虽然屏幕里看不出是否有心跳和呼吸,但一眼就能看出,那是个死人! 僵硬的面容,灰色的皮肤,从透明转成混浊的身体,只有死人才具有这一切特征! 而且盖在他身上的被单扔在一边,抢救用具四处都是,却没有医生和护士。
只有人死了他们才敢这样! 他按了一下铃,秘书从侧面小门进来。
“301 抢救中心来人报告,主席……”“我知道了。”王锋打断秘书。
“为什么不打电话?”“保密线路出了故障,普通电话他们不敢用。”肯定是周驰让人搞的破坏。
这样一来王锋至少晚知道半个小时,他就有足够时间把主席夫人和女儿送上飞机了。
台湾一出兵,那个沉迪找的杀手一招认,这个驼子就以为到了混水摸鱼了时候了! 先断主席的命,再让主席的家属去南京。
刚刚听了主席训话的白狐狸对别的渠道传去的消息都不会轻信,而这两个女人的话却不会有任何人怀疑。

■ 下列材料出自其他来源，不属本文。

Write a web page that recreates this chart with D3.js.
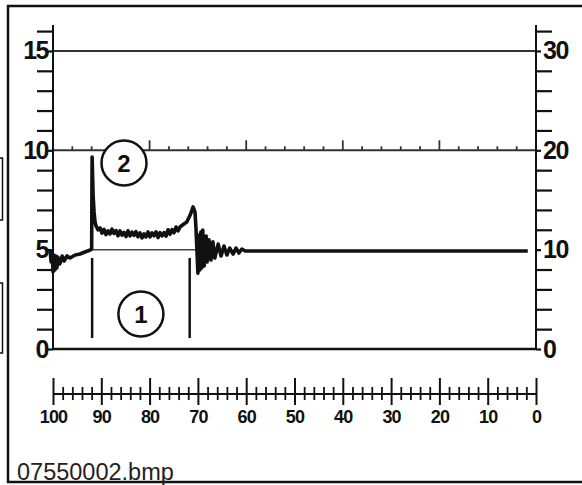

主席的死一来使那些早想谋反的人解掉了头上的悬剑,二来又给了他们讨伐王锋的口实。
军队就会四分五裂,周驰就可以指挥被控制了的十省市武警占领兵力空虚的北京,审判王锋以平天下,拥戴陆浩然,然后挟天子以令诸侯,把中国握进他那个下九流的脏手里。
好毒的计! 可姓周的千算万算,却没算到主席夫人和女儿会甩开他们上这儿来! “立刻封锁301 抢救中心。
隔离一切知情人。
一个人也不能漏掉。”王锋看向另外一个屏幕。
莹莹正在一壁之隔的会客室安慰老太太。
“把主席夫人和女儿保护起来。
不能让她们离开,也不能见任何人。”“是。”秘书刚要出去。
“用特种兵保护她们。
带她们离开的时候走地道,别让机关的人看见。”“是。”秘书又要走。
“对她们一定要恭敬,生活要安排好。”
“是。”秘书这回不走了。
王锋往常下命令总是一句话。
他对这个跟了他好几年的秘书极信任,从来不像今天这样琐细。
“就说前线有急事,我不能亲自送她们,请她们原谅。”“是。”
“去吧。”王锋深叹一口气。
他关掉了监视会客室的屏幕。
老太太和莹莹缩进了消失的光点中。
他在地上走来走去,心乱如麻。
当女人的喊叫声透过办公室包着皮革的厚门传进来时,他几乎想堵住耳朵,却又难以自制地重新打开监视器屏幕。
在一群沉默的特种兵小心翼翼地挟持下,老太太发疯般地喊叫: “……王锋啊王锋,你这个没心肝的! 你这个奸人! 强盗! 骗子! 老天爷放不了你! 我家老头子的魂放了不你……”而莹莹只是不敢相信地瞪着满是泪水的眼睛,一声不吭,盯着王锋办公室的门。
王锋关上了屏幕。
他的眼睛有点湿。
他想起当年他离她而走时莹莹也是这样。
谁都会永远怜惜自己的第一个女人。